The Caribbean has been a major cocaine trafficking route for the last 50 years originating from outside the region, and many of its countries are now experiencing a problematic rise in the use of crack-cocaine.
Furthermore, the region produces cannabis for domestic consumption.
The responses to the drug problem in the Caribbean were and are still quite different from one country to the other.
Some, such as Jamaica in 2015, have decriminalised the personal use of cannabis. Others, such as those in the Dutch Caribbean, have prioritised health and harm reduction over punishment. The majority, however, still favour a zero-tolerance approach to drugs, supported by the anti-narcotics activities of the United States and other consumer nations.
The Caribbean is a kind of laboratory of all existing drug policies. There is the harm reduction approach favoured by Western Europe, prohibition as favoured by the majority of countries in the world, and supply reduction efforts such as those in Latin America.
Nevertheless, priorities are now shifting with the growing realisation that the war on drugs has not achieved the desired results.
Discussions on drug policy reform away from prohibition have been going on for several years, but never has the time appeared more favourable to enacting real change.
Caribbean nations are starting to innovate and introduce policies that respond to their local situation.
Having experimented with prohibition-based responses to drugs (many are faced with high levels of poverty and others are fragile states), these countries felt it was time to adapt the responses to their particular needs and not pursue a “societies without drugs” approach.
Jamaica has introduced a pragmatic form of decriminalisation of the possession of cannabis. Thousands of its citizens (mostly young men) no longer have the stigma of criminality and Rastafarian population is free to use cannabis as part of its cultural and religious rights.
Decriminalisation has also eased the pressure on Jamaica’s overburdened criminal courts as ticket fines are given for the possession of small amounts of cannabis. Jamaica has also regulated the medical cannabis and hemp markets.
Puerto Rico legalised cannabis use for medical reasons. The Republic of Trinidad and Tobago has started groundwork to decriminalise marijuana, and the heads of Caricom (Caribbean Community) are looking into marijuana policy reform and advising a change in its current drug classification.
All of these reforms would have been considered unimaginable only a short while ago.
Indeed, such changes follow the trend in Latin America, where in 2013, Uruguay became the first country in the world to legalise marijuana for recreational use, and Bolivia has implemented human-rights-based policies that recognise the traditional production and use of coca leaves, and poor coca producers and drug users as victims of the drug trade.
Other large nations are moving forward as well. Colombia and Mexico have regulated the medical cannabis market, while in Brazil the Supreme Court is renewing discussions regarding decriminalising the possession and use of drugs.

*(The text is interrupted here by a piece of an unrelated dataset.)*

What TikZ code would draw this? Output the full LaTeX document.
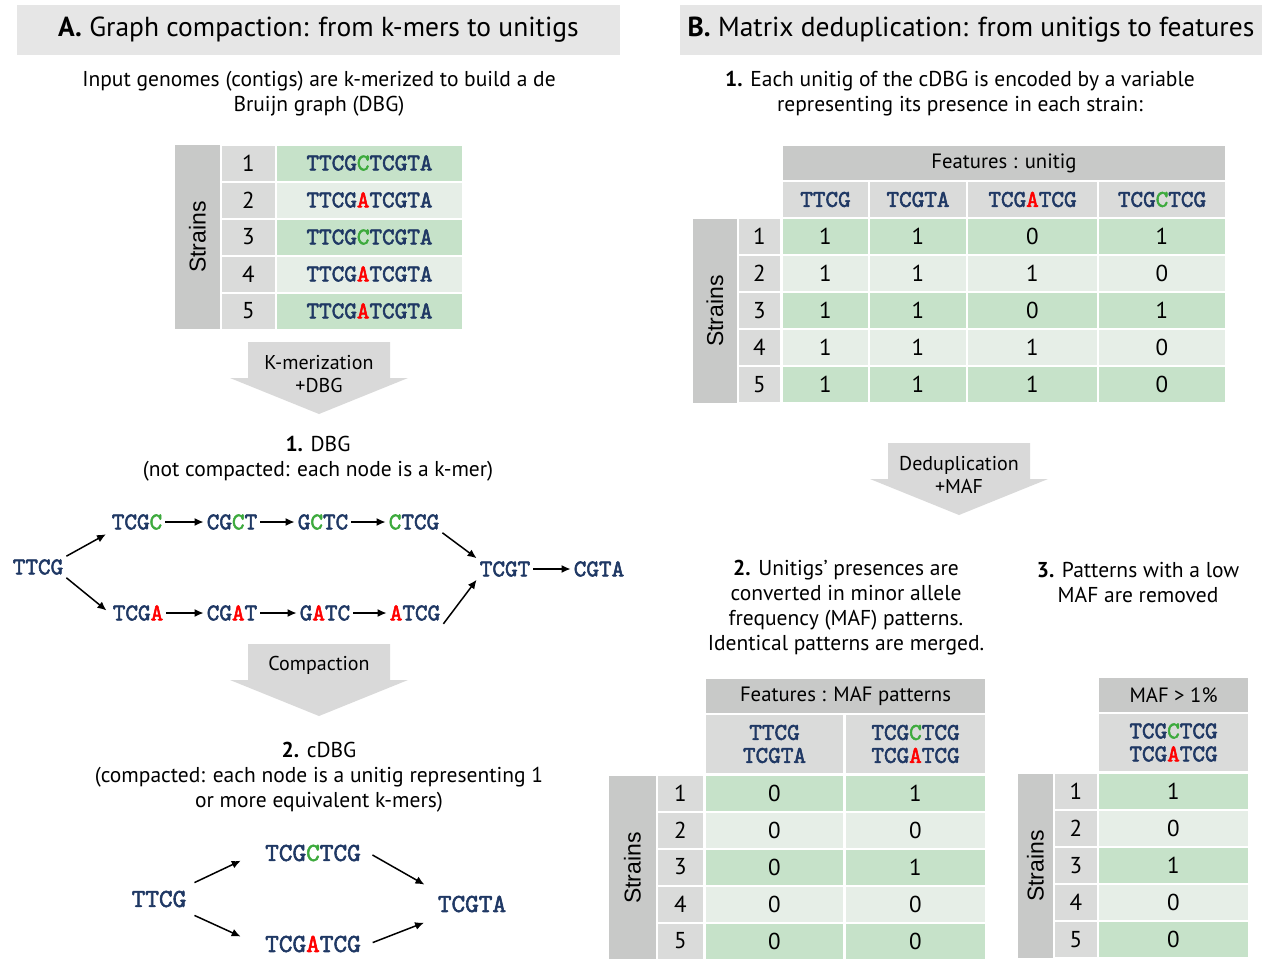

The sixth Latin American and first Caribbean Conference on Drug Policy taking place in Santo Domingo on October 5-6 provides an important and relevant space for discussing and evaluating drug policies.
There is no doubt that the time is right to push for the implementation of concrete evidence-based policies that encompass prevention, treatment and harm reduction alongside repression.
This conference provides a space for Caribbean governments, civil society, academia and people who use drugs to understand international drug policies, the impact of the international drug treaties on their realities, and to discuss what practical and concrete policies can be implemented.
Such a gathering also fills the gap created by the absence of Caribbean nations from the Commission on Narcotic Drugs (CND), the UN leading commission on drug matters. In fact, out of the 20-plus countries, none has a physical presence in Vienna where the CND is based.
Given its strategic location, the Caribbean has suffered extensively from the unintended consequences of the “war on drugs” and can now take a leading role by balancing its policies between repression, harm reduction, human rights and treatment to those who need it.
As the world moves slowly away from placing repression and prohibition at the heart of drug policy, Caribbean nations should enhance the implementation of policies most suited to their situation. Policies which place human beings, their health and their safety, at the centre. Efficient and practical policies which are not dictated or inspired by failed prohibitionist strategies, especially in a region that has experienced the worst of five decades of fruitless war.